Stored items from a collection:
---*---

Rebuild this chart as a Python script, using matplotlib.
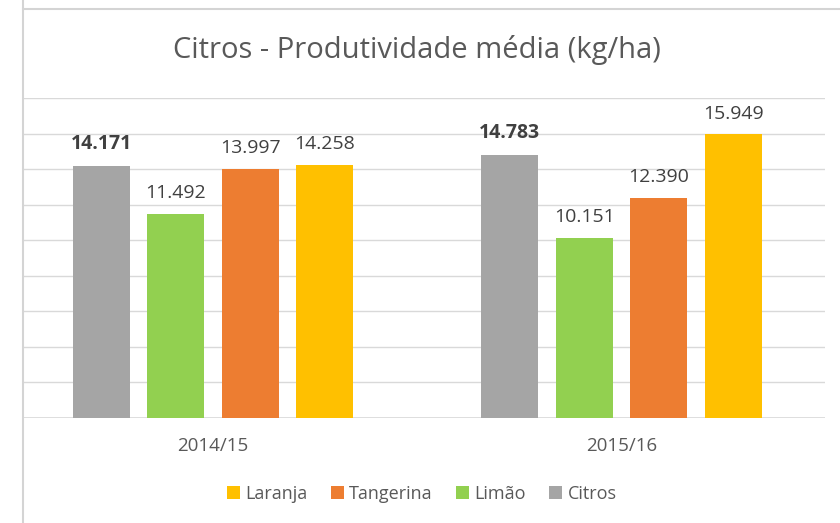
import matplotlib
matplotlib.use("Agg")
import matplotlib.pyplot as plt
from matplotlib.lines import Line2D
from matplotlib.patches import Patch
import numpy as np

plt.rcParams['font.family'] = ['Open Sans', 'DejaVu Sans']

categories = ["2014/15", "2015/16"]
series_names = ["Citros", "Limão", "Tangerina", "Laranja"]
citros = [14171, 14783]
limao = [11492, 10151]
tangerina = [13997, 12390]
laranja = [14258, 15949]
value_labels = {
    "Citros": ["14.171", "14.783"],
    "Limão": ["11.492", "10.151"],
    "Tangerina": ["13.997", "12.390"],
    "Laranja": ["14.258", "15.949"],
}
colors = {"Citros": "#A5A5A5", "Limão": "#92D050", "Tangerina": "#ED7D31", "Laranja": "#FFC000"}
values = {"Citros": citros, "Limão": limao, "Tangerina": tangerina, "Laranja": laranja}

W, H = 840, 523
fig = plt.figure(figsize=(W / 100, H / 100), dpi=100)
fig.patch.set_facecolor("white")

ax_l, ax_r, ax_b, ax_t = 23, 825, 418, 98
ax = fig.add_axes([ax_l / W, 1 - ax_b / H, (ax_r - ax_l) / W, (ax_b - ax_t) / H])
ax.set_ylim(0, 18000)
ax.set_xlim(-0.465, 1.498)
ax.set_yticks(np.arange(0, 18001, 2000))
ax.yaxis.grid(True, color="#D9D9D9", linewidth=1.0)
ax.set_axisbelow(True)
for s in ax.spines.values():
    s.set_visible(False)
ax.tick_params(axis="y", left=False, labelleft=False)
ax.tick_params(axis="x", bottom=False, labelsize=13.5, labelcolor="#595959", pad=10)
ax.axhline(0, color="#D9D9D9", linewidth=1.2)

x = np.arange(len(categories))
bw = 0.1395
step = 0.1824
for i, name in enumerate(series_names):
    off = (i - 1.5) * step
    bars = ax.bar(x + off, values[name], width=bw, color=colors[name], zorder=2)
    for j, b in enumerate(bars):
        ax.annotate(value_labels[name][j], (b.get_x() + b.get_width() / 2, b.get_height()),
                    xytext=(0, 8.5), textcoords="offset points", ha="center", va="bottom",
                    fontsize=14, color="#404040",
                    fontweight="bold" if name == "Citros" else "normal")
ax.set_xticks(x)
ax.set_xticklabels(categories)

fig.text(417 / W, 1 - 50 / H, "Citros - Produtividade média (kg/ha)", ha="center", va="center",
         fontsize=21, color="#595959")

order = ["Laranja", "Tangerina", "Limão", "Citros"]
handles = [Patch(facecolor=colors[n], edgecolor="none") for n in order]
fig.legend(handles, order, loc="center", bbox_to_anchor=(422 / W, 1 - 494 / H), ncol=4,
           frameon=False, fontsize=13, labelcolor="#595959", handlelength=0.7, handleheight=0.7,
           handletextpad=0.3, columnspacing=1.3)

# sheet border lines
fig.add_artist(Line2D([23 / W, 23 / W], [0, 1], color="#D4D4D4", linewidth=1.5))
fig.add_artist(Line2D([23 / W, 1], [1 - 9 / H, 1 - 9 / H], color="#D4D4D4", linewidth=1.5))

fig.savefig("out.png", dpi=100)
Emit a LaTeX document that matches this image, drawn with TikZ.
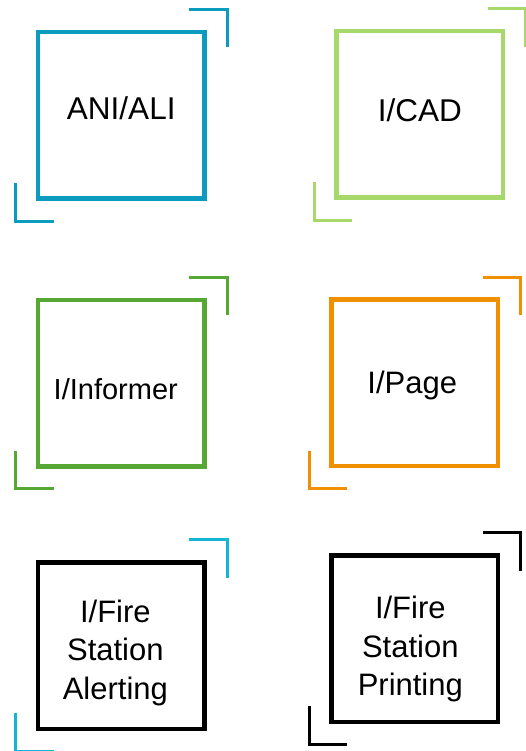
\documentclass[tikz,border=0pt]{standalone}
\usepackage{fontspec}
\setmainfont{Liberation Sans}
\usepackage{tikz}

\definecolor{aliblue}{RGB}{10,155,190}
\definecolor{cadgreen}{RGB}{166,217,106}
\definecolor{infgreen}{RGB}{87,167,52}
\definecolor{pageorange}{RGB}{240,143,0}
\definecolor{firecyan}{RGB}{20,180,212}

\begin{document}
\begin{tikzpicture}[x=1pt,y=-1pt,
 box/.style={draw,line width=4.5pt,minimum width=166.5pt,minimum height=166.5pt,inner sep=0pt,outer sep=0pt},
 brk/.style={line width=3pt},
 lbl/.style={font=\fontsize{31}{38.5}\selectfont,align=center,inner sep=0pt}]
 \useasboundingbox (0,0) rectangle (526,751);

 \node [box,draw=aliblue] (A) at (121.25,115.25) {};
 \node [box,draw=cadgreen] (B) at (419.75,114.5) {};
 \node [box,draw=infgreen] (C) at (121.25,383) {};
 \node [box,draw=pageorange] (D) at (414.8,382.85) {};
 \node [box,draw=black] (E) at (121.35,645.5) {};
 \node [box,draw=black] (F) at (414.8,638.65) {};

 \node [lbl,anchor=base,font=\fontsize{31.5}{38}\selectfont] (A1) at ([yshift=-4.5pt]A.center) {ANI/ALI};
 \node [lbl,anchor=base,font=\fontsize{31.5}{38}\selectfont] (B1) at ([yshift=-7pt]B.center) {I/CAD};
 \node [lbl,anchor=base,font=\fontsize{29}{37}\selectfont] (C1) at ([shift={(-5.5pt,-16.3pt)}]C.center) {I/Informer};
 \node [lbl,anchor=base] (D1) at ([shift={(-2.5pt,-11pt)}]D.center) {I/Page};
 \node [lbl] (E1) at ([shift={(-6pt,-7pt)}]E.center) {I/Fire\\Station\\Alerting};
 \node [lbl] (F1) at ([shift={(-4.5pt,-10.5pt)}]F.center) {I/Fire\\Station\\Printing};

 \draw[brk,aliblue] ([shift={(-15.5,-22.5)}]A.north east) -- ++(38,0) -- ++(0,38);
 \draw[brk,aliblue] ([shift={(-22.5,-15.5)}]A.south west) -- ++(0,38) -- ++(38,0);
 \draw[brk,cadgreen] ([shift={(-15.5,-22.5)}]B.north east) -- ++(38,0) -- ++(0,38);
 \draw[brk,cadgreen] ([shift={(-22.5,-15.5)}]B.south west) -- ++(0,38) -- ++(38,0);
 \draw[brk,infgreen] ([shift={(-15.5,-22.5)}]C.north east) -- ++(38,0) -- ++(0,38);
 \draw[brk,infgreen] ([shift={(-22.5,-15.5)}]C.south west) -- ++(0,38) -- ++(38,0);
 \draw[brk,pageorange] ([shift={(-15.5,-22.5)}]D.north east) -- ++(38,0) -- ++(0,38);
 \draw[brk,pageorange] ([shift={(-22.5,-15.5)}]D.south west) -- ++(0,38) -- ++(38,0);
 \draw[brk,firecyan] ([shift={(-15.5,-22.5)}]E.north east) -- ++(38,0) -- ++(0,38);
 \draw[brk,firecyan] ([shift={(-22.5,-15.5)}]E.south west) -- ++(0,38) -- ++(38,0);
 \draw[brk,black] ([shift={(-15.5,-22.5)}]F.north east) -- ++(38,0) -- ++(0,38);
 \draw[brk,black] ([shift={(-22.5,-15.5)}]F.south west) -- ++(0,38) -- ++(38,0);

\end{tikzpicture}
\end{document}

---*---

* _TO DO_
Starting at the first line of the material, output exactly the lines up to and including the one with "plt.rcParams['font.family'] = ['Open". Do not include the pictures.

* _FULL ANSWER_
Rebuild this chart as a Python script, using matplotlib.
import matplotlib
matplotlib.use("Agg")
import matplotlib.pyplot as plt
from matplotlib.lines import Line2D
from matplotlib.patches import Patch
import numpy as np

plt.rcParams['font.family'] = ['Open Sans', 'DejaVu Sans']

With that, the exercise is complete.